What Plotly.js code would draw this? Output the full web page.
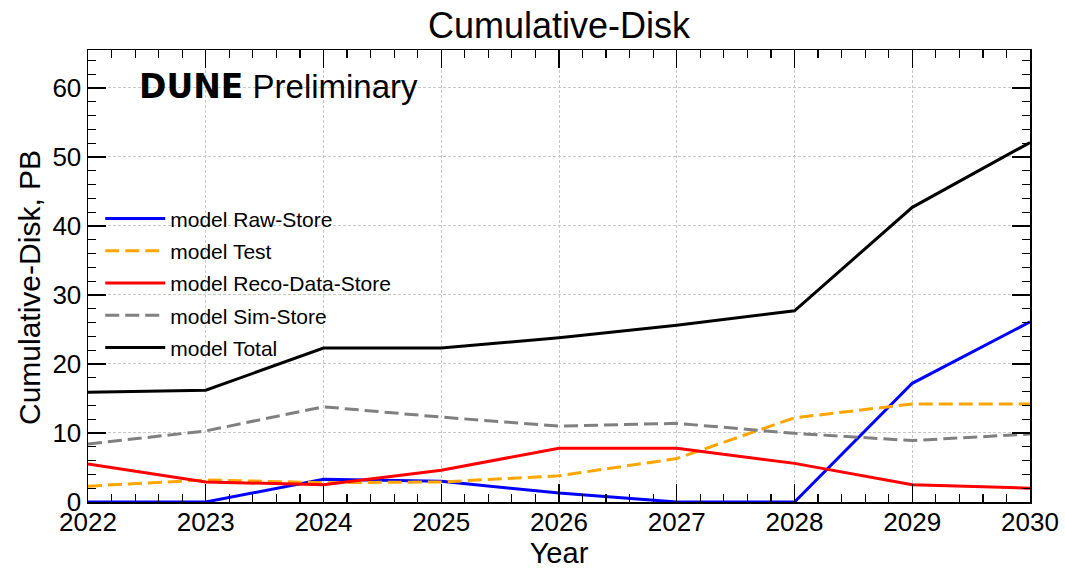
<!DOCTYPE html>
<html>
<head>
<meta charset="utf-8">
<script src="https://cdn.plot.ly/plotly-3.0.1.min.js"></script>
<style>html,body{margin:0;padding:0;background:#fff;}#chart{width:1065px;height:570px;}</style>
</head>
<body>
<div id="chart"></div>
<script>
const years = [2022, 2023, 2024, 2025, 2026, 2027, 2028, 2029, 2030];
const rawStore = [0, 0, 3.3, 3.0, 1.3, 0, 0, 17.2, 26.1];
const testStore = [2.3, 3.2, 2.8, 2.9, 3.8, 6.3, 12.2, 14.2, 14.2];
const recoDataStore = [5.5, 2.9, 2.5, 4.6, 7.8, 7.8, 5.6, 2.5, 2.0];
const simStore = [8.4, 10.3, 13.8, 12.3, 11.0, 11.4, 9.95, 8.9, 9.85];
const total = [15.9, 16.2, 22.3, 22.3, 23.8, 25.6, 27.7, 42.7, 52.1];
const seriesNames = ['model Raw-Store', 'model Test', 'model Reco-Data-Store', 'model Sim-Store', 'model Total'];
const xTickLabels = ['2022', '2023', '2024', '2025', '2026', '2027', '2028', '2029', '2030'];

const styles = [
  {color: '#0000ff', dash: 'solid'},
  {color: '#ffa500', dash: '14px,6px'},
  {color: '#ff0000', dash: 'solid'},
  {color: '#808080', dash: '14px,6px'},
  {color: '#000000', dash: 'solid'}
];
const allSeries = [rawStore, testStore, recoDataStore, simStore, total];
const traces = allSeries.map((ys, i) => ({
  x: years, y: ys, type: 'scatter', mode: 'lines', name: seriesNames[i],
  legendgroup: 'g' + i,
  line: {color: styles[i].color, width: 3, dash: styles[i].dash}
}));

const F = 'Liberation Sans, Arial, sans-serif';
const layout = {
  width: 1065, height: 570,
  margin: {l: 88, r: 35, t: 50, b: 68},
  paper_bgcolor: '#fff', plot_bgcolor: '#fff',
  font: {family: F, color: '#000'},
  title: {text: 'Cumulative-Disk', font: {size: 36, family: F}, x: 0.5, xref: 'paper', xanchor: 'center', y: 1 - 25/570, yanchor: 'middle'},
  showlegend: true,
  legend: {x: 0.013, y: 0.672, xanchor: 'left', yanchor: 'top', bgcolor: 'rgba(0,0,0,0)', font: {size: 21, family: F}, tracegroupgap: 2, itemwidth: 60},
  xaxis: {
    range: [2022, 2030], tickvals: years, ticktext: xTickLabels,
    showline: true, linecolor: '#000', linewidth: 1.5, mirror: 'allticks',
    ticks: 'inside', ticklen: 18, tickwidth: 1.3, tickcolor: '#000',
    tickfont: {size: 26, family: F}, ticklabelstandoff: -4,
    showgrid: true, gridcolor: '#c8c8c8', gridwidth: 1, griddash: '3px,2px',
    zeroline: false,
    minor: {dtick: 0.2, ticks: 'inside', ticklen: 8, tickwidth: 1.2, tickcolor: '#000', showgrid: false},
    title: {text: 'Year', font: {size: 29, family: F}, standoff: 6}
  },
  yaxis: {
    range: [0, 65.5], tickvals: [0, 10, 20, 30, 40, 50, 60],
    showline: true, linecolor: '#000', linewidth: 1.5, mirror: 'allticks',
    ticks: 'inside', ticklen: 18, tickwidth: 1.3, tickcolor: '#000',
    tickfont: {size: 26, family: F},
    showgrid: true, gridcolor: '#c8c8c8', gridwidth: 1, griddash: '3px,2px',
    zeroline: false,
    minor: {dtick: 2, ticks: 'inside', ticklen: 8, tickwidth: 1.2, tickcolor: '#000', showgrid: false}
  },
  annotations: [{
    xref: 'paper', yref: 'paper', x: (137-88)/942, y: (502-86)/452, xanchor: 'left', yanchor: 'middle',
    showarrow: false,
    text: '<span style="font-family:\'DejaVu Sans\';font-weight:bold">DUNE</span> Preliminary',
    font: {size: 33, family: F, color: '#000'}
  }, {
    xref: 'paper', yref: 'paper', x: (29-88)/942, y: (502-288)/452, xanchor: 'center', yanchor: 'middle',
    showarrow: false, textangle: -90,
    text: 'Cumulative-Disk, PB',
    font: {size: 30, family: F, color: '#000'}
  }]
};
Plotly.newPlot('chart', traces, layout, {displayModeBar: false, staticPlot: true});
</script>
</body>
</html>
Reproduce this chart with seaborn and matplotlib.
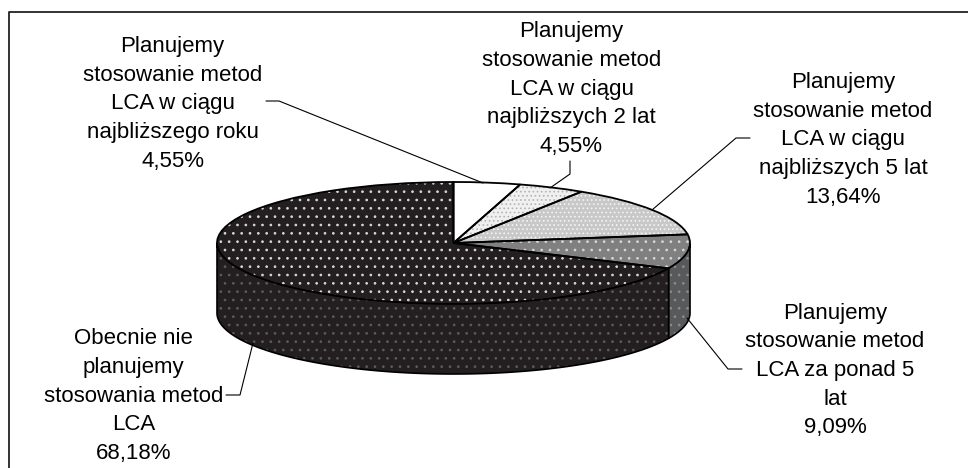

_ _ _ _

◆ Set task ◆
Repeat the material above in full and exactly, apart from the pictures.

◆ Solution for this task ◆
What Plotly.js code would draw this? Output the full web page.
<!DOCTYPE html>
<html>
<head>
<meta charset="utf-8">
<script src="https://cdn.plot.ly/plotly-3.0.1.min.js"></script>
<style>html,body{margin:0;padding:0;background:#fff;}#chart{width:1065px;height:570px;}</style>
</head>
<body>
<div id="chart"></div>
<script>
const years = [2022, 2023, 2024, 2025, 2026, 2027, 2028, 2029, 2030];
const rawStore = [0, 0, 3.3, 3.0, 1.3, 0, 0, 17.2, 26.1];
const testStore = [2.3, 3.2, 2.8, 2.9, 3.8, 6.3, 12.2, 14.2, 14.2];
const recoDataStore = [5.5, 2.9, 2.5, 4.6, 7.8, 7.8, 5.6, 2.5, 2.0];
const simStore = [8.4, 10.3, 13.8, 12.3, 11.0, 11.4, 9.95, 8.9, 9.85];
const total = [15.9, 16.2, 22.3, 22.3, 23.8, 25.6, 27.7, 42.7, 52.1];
const seriesNames = ['model Raw-Store', 'model Test', 'model Reco-Data-Store', 'model Sim-Store', 'model Total'];
const xTickLabels = ['2022', '2023', '2024', '2025', '2026', '2027', '2028', '2029', '2030'];

const styles = [
  {color: '#0000ff', dash: 'solid'},
  {color: '#ffa500', dash: '14px,6px'},
  {color: '#ff0000', dash: 'solid'},
  {color: '#808080', dash: '14px,6px'},
  {color: '#000000', dash: 'solid'}
];
const allSeries = [rawStore, testStore, recoDataStore, simStore, total];
const traces = allSeries.map((ys, i) => ({
  x: years, y: ys, type: 'scatter', mode: 'lines', name: seriesNames[i],
  legendgroup: 'g' + i,
  line: {color: styles[i].color, width: 3, dash: styles[i].dash}
}));

const F = 'Liberation Sans, Arial, sans-serif';
const layout = {
  width: 1065, height: 570,
  margin: {l: 88, r: 35, t: 50, b: 68},
  paper_bgcolor: '#fff', plot_bgcolor: '#fff',
  font: {family: F, color: '#000'},
  title: {text: 'Cumulative-Disk', font: {size: 36, family: F}, x: 0.5, xref: 'paper', xanchor: 'center', y: 1 - 25/570, yanchor: 'middle'},
  showlegend: true,
  legend: {x: 0.013, y: 0.672, xanchor: 'left', yanchor: 'top', bgcolor: 'rgba(0,0,0,0)', font: {size: 21, family: F}, tracegroupgap: 2, itemwidth: 60},
  xaxis: {
    range: [2022, 2030], tickvals: years, ticktext: xTickLabels,
    showline: true, linecolor: '#000', linewidth: 1.5, mirror: 'allticks',
    ticks: 'inside', ticklen: 18, tickwidth: 1.3, tickcolor: '#000',
    tickfont: {size: 26, family: F}, ticklabelstandoff: -4,
    showgrid: true, gridcolor: '#c8c8c8', gridwidth: 1, griddash: '3px,2px',
    zeroline: false,
    minor: {dtick: 0.2, ticks: 'inside', ticklen: 8, tickwidth: 1.2, tickcolor: '#000', showgrid: false},
    title: {text: 'Year', font: {size: 29, family: F}, standoff: 6}
  },
  yaxis: {
    range: [0, 65.5], tickvals: [0, 10, 20, 30, 40, 50, 60],
    showline: true, linecolor: '#000', linewidth: 1.5, mirror: 'allticks',
    ticks: 'inside', ticklen: 18, tickwidth: 1.3, tickcolor: '#000',
    tickfont: {size: 26, family: F},
    showgrid: true, gridcolor: '#c8c8c8', gridwidth: 1, griddash: '3px,2px',
    zeroline: false,
    minor: {dtick: 2, ticks: 'inside', ticklen: 8, tickwidth: 1.2, tickcolor: '#000', showgrid: false}
  },
  annotations: [{
    xref: 'paper', yref: 'paper', x: (137-88)/942, y: (502-86)/452, xanchor: 'left', yanchor: 'middle',
    showarrow: false,
    text: '<span style="font-family:\'DejaVu Sans\';font-weight:bold">DUNE</span> Preliminary',
    font: {size: 33, family: F, color: '#000'}
  }, {
    xref: 'paper', yref: 'paper', x: (29-88)/942, y: (502-288)/452, xanchor: 'center', yanchor: 'middle',
    showarrow: false, textangle: -90,
    text: 'Cumulative-Disk, PB',
    font: {size: 30, family: F, color: '#000'}
  }]
};
Plotly.newPlot('chart', traces, layout, {displayModeBar: false, staticPlot: true});
</script>
</body>
</html>
Reproduce this chart with seaborn and matplotlib.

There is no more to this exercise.